» YOUR GOAL: Restate verbatim the lines between the one holding "Convert this chart to matplotlib code." and the one holding "days = [0, 3, 8, 17, 37, 93, 183, 275, 365]", both included, and no others.

[Entries with chart source code]
____________________
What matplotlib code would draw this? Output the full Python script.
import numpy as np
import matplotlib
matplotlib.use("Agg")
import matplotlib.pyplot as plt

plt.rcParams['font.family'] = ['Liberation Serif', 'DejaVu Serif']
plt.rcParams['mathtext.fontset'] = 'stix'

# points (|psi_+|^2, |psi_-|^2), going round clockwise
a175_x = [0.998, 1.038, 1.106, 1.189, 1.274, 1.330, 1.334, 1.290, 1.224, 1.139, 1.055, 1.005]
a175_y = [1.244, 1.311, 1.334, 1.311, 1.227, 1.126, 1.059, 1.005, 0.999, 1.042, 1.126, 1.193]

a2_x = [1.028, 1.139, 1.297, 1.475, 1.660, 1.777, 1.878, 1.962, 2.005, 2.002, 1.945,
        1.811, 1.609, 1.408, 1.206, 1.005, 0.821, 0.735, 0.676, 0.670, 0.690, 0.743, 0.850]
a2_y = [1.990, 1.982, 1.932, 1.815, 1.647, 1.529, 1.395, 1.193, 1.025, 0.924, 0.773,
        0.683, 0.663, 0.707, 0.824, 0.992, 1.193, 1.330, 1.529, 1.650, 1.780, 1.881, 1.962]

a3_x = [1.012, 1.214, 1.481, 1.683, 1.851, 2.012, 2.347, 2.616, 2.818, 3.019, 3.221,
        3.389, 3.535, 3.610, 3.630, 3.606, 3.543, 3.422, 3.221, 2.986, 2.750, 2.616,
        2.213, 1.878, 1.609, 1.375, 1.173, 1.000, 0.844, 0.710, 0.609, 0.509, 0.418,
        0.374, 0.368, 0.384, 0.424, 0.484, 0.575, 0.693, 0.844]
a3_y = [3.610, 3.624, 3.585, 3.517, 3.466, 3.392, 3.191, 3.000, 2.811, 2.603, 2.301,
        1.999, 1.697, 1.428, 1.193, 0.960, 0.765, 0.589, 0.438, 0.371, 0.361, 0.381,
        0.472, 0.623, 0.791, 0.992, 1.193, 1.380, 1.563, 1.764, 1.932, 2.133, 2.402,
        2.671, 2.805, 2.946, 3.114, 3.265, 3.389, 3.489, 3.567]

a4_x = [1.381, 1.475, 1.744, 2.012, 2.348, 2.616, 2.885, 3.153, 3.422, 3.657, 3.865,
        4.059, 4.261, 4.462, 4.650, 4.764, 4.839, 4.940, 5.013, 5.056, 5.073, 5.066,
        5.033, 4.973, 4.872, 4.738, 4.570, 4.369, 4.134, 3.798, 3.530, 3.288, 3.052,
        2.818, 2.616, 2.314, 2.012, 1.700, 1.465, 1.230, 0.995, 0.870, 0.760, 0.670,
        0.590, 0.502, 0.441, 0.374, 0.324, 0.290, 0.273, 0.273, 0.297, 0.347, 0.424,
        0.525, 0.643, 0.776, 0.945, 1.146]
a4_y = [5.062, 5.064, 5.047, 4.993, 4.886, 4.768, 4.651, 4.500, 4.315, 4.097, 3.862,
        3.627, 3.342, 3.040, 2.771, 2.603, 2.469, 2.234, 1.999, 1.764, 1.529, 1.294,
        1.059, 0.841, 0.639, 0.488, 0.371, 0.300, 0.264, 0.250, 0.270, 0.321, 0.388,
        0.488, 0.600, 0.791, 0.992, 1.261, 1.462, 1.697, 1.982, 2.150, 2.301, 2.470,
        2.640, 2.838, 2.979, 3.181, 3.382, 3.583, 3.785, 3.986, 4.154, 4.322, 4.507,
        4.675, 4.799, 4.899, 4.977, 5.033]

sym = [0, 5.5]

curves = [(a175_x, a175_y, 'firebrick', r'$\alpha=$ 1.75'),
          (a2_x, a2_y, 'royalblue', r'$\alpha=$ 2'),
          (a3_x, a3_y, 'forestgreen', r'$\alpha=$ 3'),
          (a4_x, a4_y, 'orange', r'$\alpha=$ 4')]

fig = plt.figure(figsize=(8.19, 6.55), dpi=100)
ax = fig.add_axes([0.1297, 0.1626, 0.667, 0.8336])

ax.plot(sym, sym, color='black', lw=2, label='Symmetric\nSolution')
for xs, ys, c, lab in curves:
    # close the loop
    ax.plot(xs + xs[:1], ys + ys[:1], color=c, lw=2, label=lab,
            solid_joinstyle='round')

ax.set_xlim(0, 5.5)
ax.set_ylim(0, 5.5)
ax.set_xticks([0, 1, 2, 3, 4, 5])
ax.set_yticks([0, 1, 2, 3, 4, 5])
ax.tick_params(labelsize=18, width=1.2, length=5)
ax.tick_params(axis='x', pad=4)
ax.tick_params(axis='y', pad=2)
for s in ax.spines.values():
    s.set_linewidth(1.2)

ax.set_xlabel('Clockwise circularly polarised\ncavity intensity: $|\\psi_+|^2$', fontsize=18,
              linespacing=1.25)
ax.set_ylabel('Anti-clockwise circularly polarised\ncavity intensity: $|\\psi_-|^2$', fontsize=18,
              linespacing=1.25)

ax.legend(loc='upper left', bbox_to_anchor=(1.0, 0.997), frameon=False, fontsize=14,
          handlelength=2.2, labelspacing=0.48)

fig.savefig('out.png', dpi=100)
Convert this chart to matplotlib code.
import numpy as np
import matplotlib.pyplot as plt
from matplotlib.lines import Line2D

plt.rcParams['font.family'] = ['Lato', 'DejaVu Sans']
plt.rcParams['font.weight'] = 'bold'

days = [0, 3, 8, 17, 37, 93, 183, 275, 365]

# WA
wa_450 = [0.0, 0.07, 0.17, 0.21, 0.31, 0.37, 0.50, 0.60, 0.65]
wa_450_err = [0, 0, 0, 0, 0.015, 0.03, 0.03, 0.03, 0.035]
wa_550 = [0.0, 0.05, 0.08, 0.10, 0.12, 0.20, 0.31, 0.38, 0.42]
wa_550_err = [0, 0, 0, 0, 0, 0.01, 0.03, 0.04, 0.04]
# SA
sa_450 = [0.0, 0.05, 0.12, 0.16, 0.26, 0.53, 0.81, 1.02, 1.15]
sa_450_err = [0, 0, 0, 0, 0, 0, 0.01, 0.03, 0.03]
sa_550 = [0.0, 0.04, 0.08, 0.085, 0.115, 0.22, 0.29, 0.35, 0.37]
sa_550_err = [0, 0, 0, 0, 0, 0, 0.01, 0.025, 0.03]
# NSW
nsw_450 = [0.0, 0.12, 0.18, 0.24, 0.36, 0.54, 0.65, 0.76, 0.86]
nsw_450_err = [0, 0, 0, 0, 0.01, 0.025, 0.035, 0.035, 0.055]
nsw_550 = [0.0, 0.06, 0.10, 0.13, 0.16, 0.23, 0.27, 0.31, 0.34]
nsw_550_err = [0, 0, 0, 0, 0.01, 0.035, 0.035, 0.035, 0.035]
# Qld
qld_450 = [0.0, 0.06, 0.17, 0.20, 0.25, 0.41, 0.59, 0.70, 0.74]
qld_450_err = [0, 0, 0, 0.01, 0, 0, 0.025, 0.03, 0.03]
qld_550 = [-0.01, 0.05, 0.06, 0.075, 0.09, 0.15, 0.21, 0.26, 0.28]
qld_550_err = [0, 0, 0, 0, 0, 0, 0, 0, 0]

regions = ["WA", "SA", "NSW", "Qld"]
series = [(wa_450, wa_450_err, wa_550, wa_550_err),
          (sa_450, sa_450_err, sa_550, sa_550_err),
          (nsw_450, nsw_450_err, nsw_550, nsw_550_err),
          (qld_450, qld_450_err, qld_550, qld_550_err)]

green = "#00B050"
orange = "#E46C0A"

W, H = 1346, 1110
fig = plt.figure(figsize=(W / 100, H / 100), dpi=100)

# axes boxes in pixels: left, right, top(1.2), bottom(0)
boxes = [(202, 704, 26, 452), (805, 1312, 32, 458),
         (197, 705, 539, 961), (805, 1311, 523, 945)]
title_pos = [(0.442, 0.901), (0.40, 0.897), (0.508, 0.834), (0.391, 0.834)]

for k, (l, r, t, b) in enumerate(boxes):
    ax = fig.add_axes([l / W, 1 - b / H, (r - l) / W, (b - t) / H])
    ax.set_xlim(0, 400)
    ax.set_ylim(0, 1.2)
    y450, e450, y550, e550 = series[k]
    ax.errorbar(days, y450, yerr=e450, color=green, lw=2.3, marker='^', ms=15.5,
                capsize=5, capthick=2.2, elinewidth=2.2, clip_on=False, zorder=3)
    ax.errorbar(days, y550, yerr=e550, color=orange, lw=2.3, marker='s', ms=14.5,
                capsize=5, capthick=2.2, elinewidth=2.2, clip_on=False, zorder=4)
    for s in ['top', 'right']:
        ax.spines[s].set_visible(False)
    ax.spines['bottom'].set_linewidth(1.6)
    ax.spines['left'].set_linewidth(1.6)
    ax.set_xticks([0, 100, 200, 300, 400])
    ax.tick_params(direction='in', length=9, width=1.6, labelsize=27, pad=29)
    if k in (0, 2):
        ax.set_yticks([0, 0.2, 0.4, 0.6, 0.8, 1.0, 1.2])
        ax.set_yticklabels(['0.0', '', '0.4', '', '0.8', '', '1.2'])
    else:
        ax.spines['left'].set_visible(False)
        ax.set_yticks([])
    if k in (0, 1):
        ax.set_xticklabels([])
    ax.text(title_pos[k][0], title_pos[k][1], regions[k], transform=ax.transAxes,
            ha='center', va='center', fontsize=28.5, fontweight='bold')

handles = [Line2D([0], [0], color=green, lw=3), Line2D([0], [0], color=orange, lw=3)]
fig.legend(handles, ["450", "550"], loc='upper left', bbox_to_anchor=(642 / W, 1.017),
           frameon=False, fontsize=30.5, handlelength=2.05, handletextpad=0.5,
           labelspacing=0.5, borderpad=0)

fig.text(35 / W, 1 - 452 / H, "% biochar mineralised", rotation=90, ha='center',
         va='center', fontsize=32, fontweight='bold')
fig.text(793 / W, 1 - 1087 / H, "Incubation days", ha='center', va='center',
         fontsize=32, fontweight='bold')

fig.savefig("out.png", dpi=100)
____________________
» SOLUTION FOR THIS TASK:
Convert this chart to matplotlib code.
import numpy as np
import matplotlib.pyplot as plt
from matplotlib.lines import Line2D

plt.rcParams['font.family'] = ['Lato', 'DejaVu Sans']
plt.rcParams['font.weight'] = 'bold'

days = [0, 3, 8, 17, 37, 93, 183, 275, 365]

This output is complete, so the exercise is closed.